- Born: 1902 Silver Point, Putnam County, Tennessee, U.S.
- Died: 1983 (aged 80–81)
- Education: Vanderbilt University
- Occupations: Journalist; magazine editor;
- Writing career
- Genre: Non-fiction

= Christine Sadler =

American journalist

Christine Sadler (1902–1983), born in Silver Point, Putnam County, Tennessee, was an American writer, journalist, and magazine editor.

==Biography==
Christine Sadler received her undergraduate degree from Peabody College (now an affiliate of Vanderbilt University) and her master's degree in journalism from Columbia University in 1937.

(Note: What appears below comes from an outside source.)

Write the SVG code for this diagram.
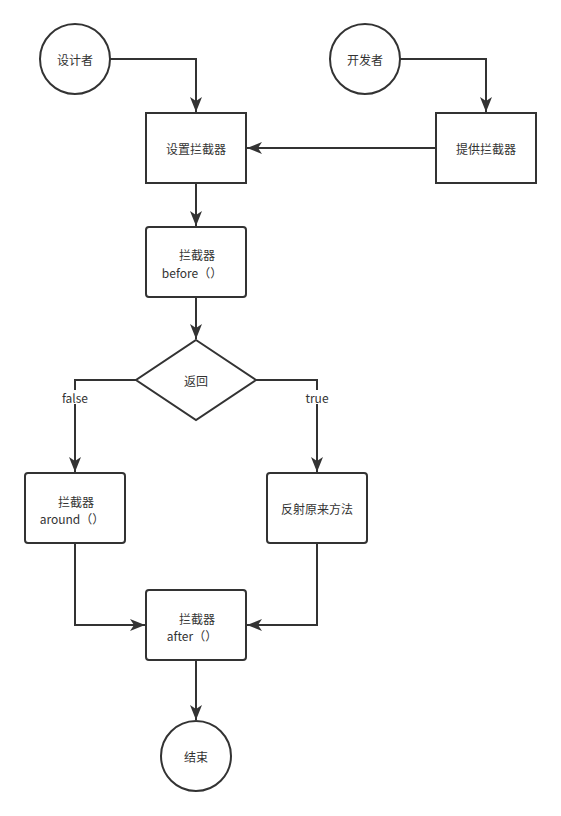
<svg xmlns="http://www.w3.org/2000/svg" width="561" height="816" viewBox="0 0 561 816">
<style>
.s{fill:#fff;stroke:#333;stroke-width:2}
.c{fill:none;stroke:#333;stroke-width:2}
text{font-family:"Noto Sans CJK SC","Liberation Sans",sans-serif;font-size:12px;fill:#333;text-anchor:middle;dominant-baseline:central}
.lbl{fill:#333}
</style>
<defs>
<marker id="a" markerWidth="16" markerHeight="12" refX="15" refY="6" orient="auto" markerUnits="userSpaceOnUse">
<path d="M0,0 L15,6 L0,12 L4,6 Z" fill="#333"/>
</marker>
</defs>
<rect width="561" height="816" fill="#fff"/>
<g id="connectors">
<path class="c" d="M110,59 H196 V112" marker-end="url(#a)"/>
<path class="c" d="M400,59 H486 V112" marker-end="url(#a)"/>
<path class="c" d="M436,148 H247" marker-end="url(#a)"/>
<path class="c" d="M196,183 V226" marker-end="url(#a)"/>
<path class="c" d="M196,297 V339" marker-end="url(#a)"/>
<path class="c" d="M136,380 H75 V472" marker-end="url(#a)"/>
<path class="c" d="M256,380 H317 V472" marker-end="url(#a)"/>
<path class="c" d="M75,543 V625 H145" marker-end="url(#a)"/>
<path class="c" d="M317,543 V625 H247" marker-end="url(#a)"/>
<path class="c" d="M196,660 V720" marker-end="url(#a)"/>
<rect x="60" y="390" width="30" height="14" fill="#fff"/>
<text x="75" y="397">false</text>
<rect x="304" y="390" width="26" height="14" fill="#fff"/>
<text x="317" y="397">true</text>
</g>
<g id="designer"><circle class="s" cx="75" cy="59" r="35"/><text x="75" y="59">设计者</text></g>
<g id="developer"><circle class="s" cx="365" cy="59" r="35"/><text x="365" y="59">开发者</text></g>
<g id="set"><rect class="s" x="146" y="113" width="100" height="70"/><text x="196" y="148">设置拦截器</text></g>
<g id="provide"><rect class="s" x="436" y="113" width="100" height="70"/><text x="486" y="148">提供拦截器</text></g>
<g id="before"><rect class="s" x="146" y="227" width="100" height="70" rx="3"/><text x="197" y="254">拦截器</text><text x="192" y="272">before（）</text></g>
<g id="decision"><path class="s" d="M196,340 L256,380 L196,420 L136,380 Z"/><text x="196" y="380">返回</text></g>
<g id="around"><rect class="s" x="25" y="473" width="100" height="70" rx="3"/><text x="76" y="501">拦截器</text><text x="72" y="518">around（）</text></g>
<g id="reflect"><rect class="s" x="267" y="473" width="100" height="70" rx="3"/><text x="317" y="508">反射原来方法</text></g>
<g id="after"><rect class="s" x="146" y="590" width="100" height="70" rx="3"/><text x="197" y="618">拦截器</text><text x="192" y="635">after（）</text></g>
<g id="end"><circle class="s" cx="196" cy="756" r="35"/><text x="196" y="756">结束</text></g>
</svg>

Originally a journalist for the Nashville Banner (1930–1936), she was a reporter, national news bureau staffer and Sunday Editor for The Washington Post from 1937 until 1946. She was president of the Women's National Press Club early in her career in Washington. Sadler was the first woman to cover a national political convention for The Washington Post.

She was appointed and served as a charter member of The Defense Department Advisory Committee on Women in the Services from 1956 through 1959.

While continuing to write for the Post on a freelance basis for many years, Sadler became Washington, D.C. editor of McCall's magazine in 1944 until her retirement from that position in 1971. Sadler covered the White House for both the Post and McCall's, and authored two books, America's First Ladies and Children in the White House.

She was survived in death by her husband, Richard L. Coe, theater critic emeritus for the Post.